In so many vital ways, this is a book obsessed with ethical compromise.  It's elegantly instructive in how a poet can explore restlessness within the lyric: the relationship between the "I" and the "you," sex and the lust, reader and writer.  Always self-reflexive in their own deliberately melodramatic illustration of the erotic, the authors avoid easy thematics.  From the poem "Without You," the poets write: "Without you I am the diorama's/glassed-in air, the dew drop/that never falls into a time lapse photo..."  Cagey and open-hearted at the same time, Bergwall and Liu disclose their dissatisfaction with unchallenged, plain depictions of homosexual lust and sex.  What they come up is not so much solutions, but a relentless, and often comic, inquiry into the gay lyric, never losing sight of what may, in the end, be the most necessary imperative to the poet and reader.  As they write in the poem "Under Your Window, 3 AM: "Do as you will./I am here/to serenade you."

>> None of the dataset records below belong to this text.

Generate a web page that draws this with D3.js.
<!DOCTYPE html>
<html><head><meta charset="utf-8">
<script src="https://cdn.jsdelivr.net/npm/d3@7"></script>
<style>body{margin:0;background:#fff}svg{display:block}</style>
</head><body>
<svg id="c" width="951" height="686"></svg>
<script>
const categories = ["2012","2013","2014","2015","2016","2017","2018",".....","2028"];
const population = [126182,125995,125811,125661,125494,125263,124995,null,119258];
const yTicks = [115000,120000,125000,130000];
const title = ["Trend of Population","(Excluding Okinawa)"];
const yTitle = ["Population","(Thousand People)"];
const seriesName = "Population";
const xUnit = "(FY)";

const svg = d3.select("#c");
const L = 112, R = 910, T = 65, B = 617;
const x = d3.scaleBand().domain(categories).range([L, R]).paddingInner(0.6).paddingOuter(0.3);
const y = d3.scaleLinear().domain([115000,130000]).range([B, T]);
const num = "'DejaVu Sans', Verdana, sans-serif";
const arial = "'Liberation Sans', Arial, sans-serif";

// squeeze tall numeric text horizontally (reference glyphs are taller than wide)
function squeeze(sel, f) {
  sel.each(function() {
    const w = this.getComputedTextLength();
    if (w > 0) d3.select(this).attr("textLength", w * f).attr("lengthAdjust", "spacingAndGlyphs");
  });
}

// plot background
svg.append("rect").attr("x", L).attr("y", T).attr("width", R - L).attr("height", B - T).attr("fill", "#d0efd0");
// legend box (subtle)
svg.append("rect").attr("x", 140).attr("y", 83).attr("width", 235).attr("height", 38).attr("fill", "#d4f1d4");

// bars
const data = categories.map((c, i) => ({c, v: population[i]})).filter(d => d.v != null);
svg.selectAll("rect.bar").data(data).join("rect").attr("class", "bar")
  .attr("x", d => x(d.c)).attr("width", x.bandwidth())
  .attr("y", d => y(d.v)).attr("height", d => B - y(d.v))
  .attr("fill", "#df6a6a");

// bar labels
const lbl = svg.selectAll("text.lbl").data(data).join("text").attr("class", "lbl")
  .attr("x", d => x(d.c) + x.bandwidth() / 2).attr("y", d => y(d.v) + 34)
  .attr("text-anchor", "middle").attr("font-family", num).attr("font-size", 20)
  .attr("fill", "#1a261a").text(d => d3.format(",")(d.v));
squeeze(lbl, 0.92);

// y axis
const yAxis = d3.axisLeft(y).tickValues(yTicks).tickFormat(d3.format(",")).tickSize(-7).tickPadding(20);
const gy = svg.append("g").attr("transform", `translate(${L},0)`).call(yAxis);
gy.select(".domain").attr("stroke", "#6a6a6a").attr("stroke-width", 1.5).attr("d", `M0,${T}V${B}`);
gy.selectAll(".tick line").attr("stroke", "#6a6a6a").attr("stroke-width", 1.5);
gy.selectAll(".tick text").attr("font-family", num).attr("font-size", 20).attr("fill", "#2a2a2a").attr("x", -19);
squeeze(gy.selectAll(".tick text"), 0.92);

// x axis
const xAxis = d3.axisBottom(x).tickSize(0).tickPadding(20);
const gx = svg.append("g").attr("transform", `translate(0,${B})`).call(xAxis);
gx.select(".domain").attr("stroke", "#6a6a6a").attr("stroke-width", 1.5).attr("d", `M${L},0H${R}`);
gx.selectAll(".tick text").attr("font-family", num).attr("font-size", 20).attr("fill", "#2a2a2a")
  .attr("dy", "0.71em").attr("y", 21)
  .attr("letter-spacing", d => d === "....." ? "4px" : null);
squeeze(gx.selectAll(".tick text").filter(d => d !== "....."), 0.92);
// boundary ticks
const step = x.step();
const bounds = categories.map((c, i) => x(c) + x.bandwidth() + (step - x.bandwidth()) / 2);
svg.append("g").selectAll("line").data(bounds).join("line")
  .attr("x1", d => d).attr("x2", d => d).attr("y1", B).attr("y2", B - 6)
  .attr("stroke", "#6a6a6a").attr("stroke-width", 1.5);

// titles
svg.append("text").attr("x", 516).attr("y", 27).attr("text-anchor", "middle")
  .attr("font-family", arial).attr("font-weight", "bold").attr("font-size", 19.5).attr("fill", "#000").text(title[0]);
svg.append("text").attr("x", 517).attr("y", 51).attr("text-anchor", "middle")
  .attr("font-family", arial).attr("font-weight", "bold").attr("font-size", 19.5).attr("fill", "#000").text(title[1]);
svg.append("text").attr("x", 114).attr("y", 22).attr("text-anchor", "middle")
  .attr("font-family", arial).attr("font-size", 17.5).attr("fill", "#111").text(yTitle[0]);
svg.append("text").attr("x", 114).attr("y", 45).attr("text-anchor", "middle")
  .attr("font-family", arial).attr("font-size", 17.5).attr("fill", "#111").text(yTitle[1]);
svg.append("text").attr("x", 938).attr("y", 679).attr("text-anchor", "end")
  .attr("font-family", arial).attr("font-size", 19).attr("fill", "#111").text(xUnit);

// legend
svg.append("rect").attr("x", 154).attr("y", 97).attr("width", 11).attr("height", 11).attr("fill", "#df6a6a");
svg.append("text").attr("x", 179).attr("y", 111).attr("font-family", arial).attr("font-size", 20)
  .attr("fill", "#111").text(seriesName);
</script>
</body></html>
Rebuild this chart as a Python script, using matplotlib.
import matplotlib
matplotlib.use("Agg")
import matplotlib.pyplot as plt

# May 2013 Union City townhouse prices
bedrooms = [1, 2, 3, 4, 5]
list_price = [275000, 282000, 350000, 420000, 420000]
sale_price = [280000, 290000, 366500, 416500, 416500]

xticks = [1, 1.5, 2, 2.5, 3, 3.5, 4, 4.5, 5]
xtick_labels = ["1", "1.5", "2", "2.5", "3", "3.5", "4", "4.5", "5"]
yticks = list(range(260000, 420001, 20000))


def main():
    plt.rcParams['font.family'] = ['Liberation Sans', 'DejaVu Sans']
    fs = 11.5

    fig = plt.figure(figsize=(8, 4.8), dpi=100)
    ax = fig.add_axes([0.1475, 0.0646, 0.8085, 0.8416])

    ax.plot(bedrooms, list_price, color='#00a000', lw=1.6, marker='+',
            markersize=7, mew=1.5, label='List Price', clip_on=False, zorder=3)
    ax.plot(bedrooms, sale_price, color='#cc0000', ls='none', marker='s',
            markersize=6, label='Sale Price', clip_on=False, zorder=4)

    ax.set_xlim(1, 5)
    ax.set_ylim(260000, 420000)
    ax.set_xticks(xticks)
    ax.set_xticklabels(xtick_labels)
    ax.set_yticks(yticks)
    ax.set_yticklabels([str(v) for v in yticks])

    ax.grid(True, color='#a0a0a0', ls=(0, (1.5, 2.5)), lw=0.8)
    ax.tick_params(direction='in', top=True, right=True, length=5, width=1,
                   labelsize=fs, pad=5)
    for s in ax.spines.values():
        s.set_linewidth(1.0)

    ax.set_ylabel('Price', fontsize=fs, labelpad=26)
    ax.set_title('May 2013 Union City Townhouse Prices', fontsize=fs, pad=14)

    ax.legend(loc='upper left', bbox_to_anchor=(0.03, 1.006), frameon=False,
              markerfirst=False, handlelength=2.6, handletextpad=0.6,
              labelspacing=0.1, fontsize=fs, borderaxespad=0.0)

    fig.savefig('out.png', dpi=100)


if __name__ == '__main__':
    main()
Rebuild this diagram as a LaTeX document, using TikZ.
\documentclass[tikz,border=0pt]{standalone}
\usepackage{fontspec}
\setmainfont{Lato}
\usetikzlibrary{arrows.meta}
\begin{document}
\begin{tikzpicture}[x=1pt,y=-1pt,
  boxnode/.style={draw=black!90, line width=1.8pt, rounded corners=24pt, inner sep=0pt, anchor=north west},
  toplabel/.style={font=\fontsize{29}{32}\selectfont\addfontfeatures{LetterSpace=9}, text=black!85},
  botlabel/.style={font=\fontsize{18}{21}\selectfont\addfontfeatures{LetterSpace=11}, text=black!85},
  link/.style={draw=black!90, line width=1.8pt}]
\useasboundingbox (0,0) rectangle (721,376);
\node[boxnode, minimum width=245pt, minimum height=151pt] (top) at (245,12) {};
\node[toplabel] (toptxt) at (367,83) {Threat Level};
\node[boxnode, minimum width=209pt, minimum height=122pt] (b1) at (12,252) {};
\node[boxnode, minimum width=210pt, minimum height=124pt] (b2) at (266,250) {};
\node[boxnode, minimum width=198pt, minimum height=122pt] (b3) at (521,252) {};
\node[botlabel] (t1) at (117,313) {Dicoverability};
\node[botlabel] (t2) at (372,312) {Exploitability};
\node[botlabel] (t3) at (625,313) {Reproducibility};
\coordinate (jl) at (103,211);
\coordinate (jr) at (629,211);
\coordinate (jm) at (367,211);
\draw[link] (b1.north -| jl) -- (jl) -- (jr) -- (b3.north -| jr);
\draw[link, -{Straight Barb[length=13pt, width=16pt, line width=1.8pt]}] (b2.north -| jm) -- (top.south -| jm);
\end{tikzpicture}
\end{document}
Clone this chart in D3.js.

Hansa Bergwall and Timothy Liu's The Thames & Hudson Project is available through Fields Press.

Thursday, January 19, 2012

Microreview: On Charles Jensen's "The Nanopedia Quick-Reference Pocket Lexicon of Contemporary American Culture"

Almost feeling like a game of Tetris, there’s a lot of fun in watching Charles Jensen shift and slide the sounds and meanings of words in his new chapbook, The Nanopedia Quick-Reference Pocket Lexicon of Contemporary American Culture. With suaveness, Jensen manages to create puzzles through prose poems that wind up feeling as solved as an aphorism and as open-ended as a sweet riddle.

One of his best, “Reaganomics,” begins: “The color-coding trends toward the blue collar.” It ends with bleak comedy: “Dollars trade hands. Those young boys take one for America. It’s a chaos theory: a butterfly flaps its wings in Beijing; a moving car blowjob goes suddenly, horribly wrong.” Indebted to Stephen Dunn’s Riffs & Reciprocities: Prose Pairs and James Richardson’s Vectors: Aphorisms & Ten Second Essays, Jensen refuses those authors’ flat diction which always verge on sounding like a USA Today article.

Here’s where “Frenemies” begins: “Tragedy makes the shape of an O with his mouth and sooner or later, you know some teenage boy thinks, Round peg, round hole. Here’s where the same poem ends up: “...everybody loves a loose Tragedy, but comedy doesn’t get near enough play. The difference between Hamlet and Hambone.” Serio-comic, Jensen’s chapbook reveal a great aptitude for the making of worthy prose poetic games.

Charles Jensen's The Nanopedia Quick-Reference Pocket Lexicon of Contemporary American Culture through MiPOesias.